The rights of each State, when not so yielded up, remain absolute.”
A review of the
Northern press at the time of the Secession conventions finds, perhaps
surprisingly to those who wish to read back into the past their own statist
ideas, a similar view. As historian William Marvel explains in his
volume, Mr. Lincoln Goes to War (Houghton Mifflin Harcourt
Publishers, 2006, pp. 19-20), very few Northern newspapers took the position
that the Federal government had the constitutional right to invade and suppress
states who had decided to secede. Indeed, this non-interventionist view was the
view of Presidents Buchanan and Pierce, and according to their previous
opinions, a majority of those on the Supreme Court in 1861.
Congressionally a
majority of members of Congress expressed a view which favored peaceful
separation and that such separation, although regrettable, was constitutional.

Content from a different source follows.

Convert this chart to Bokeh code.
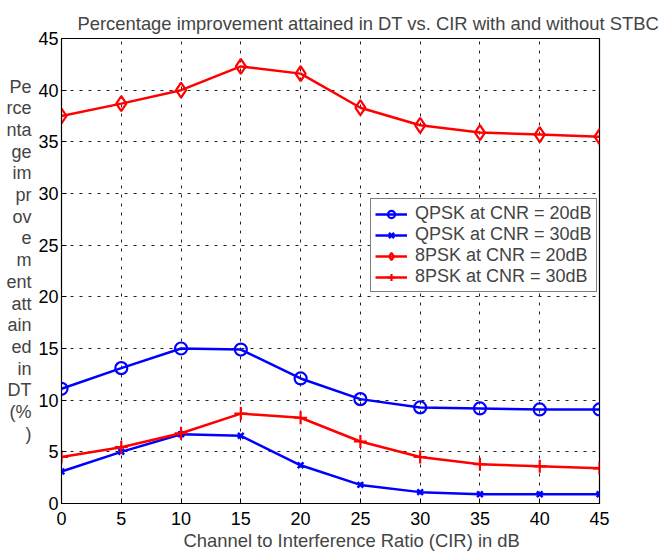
from bokeh.plotting import figure
from bokeh.models import Range1d, LinearAxis, Legend, LegendItem, FixedTicker, Title
from bokeh.embed import file_html
from bokeh.resources import INLINE

cir = [0, 5, 10, 15, 20, 25, 30, 35, 40, 45]
qpsk_20 = [11.1, 13.1, 15.0, 14.9, 12.1, 10.1, 9.3, 9.2, 9.1, 9.1]
qpsk_30 = [3.1, 5.0, 6.7, 6.55, 3.7, 1.8, 1.1, 0.9, 0.9, 0.9]
psk8_20 = [37.5, 38.7, 40.0, 42.3, 41.6, 38.3, 36.6, 35.9, 35.7, 35.5]
psk8_30 = [4.5, 5.45, 6.8, 8.7, 8.3, 6.0, 4.5, 3.8, 3.6, 3.4]
ticks = [0, 5, 10, 15, 20, 25, 30, 35, 40, 45]
names = ["QPSK at CNR = 20dB", "QPSK at CNR = 30dB", "8PSK at CNR = 20dB", "8PSK at CNR = 30dB"]
title_text = "Percentage improvement attained in DT vs. CIR with and without STBC"
xlabel = "Channel to Interference Ratio (CIR) in dB"
ylabel_lines = ["Pe", "rce", "nta", "ge", "im", "pr", "ov", "e", "m", "ent", "att", "ain", "ed", "in", "DT", "(%", ")"]

FONT = "Liberation Sans"

p = figure(width=661, height=552, output_backend="svg", toolbar_location=None,
           x_range=Range1d(0, 45), y_range=Range1d(0, 45),
           min_border_left=61, min_border_right=62, min_border_top=38, min_border_bottom=49,
           x_axis_location=None, y_axis_location=None)

p.title.text = title_text
p.title.text_font = FONT
p.title.text_font_size = "18.4px"
p.title.text_font_style = "normal"
p.title.align = "left"
p.title.offset = 16
p.title.standoff = 10

p.outline_line_color = "black"
p.outline_line_width = 1.2
p.background_fill_color = "white"
p.border_fill_color = "white"

def mk_axis():
    ax = LinearAxis(ticker=FixedTicker(ticks=ticks))
    ax.major_tick_in = 5
    ax.major_tick_out = 0
    ax.minor_tick_in = 0
    ax.minor_tick_out = 0
    ax.axis_line_color = "black"
    ax.major_tick_line_color = "black"
    ax.major_label_text_font = FONT
    ax.major_label_text_font_size = "18px"
    ax.major_label_text_color = "black"
    return ax

xb = mk_axis()
xb.major_label_standoff = 8
p.add_layout(xb, "below")

xtitle = Title(text=xlabel, align="left", offset=122, text_font=FONT,
               text_font_size="18.4px", text_font_style="normal", standoff=0)
p.add_layout(xtitle, "below")

yl = mk_axis()
yl.major_label_standoff = 3
yl.axis_label = "\n".join(ylabel_lines) + "\n "
yl.axis_label_orientation = "horizontal"
yl.axis_label_text_font = FONT
yl.axis_label_text_font_size = "18px"
yl.axis_label_text_font_style = "normal"
yl.axis_label_text_line_height = 1.085
yl.axis_label_text_align = "left"
yl.axis_label_standoff = 4
p.add_layout(yl, "left")

for g in (p.xgrid, p.ygrid):
    g.ticker = FixedTicker(ticks=ticks)
    g.grid_line_color = "#222222"
    g.grid_line_dash = "3 6"
    g.grid_line_width = 1

r1 = p.line(cir, qpsk_20, line_color="blue", line_width=2.5)
m1 = p.scatter(cir, qpsk_20, marker="circle", size=12, line_color="blue", line_width=2.2, fill_color=None)
r2 = p.line(cir, qpsk_30, line_color="blue", line_width=2.5)
m2 = p.scatter(cir, qpsk_30, marker="x", size=8, line_color="blue", line_width=2.5)
r3 = p.line(cir, psk8_20, line_color="red", line_width=2.5)
m3 = p.scatter(cir, psk8_20, marker="diamond", size=15, line_color="red", line_width=2.2, fill_color=None)
r4 = p.line(cir, psk8_30, line_color="red", line_width=2.5)
m4 = p.scatter(cir, psk8_30, marker="cross", size=13, line_color="red", line_width=2.2)

legend = Legend(items=[LegendItem(label=names[0], renderers=[r1, m1]),
                       LegendItem(label=names[1], renderers=[r2, m2]),
                       LegendItem(label=names[2], renderers=[r3, m3]),
                       LegendItem(label=names[3], renderers=[r4, m4])],
                location=(309, 211))
legend.label_text_font = FONT
legend.label_text_font_size = "18px"
legend.label_height = 18
legend.glyph_height = 18
legend.glyph_width = 32
legend.label_standoff = 8
legend.spacing = 0
legend.padding = 4
legend.margin = 0
legend.border_line_color = "black"
legend.border_line_width = 1.2
legend.background_fill_alpha = 1
p.add_layout(legend, "center")

open("out.html", "w").write(file_html(p, INLINE))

Indeed, were it not the New England states in 1814-1815 who made the first
serious effort at secession during the War of 1812, to the point that they
gathered in Hartford to discuss actively pursuing it? To read transcripts of
their discussions is to see that not just Southerners but most Americans
understood during the pre-war period that states had the right to abrogate
their original adhesion to the American union.
One last comment
regarding the accusation of “treason.” After the conclusion of the War, the
Southern states were put under military authority, their civil governments
dissolved, and each state had to be re-admitted to the Union. But, logically, a
state could not be “re-admitted” to the Union unless it had been out of it. And
if it were out of it, legally and constitutionally, as the Southern states
maintained (and some Northern writers acknowledged), then it could not be in
any way guilty of “treason.” Robert E. Lee formally resigned his
commission from the US Army, and then reverted to civilian status. When
Virginia seceded, which its state constitution gave it every legal right to do
(and according to a majority Constitutional view of the time), he was called
back into service by his state (which was then out of the union). There is no
way that ex post facto argumentation can construe this as treason.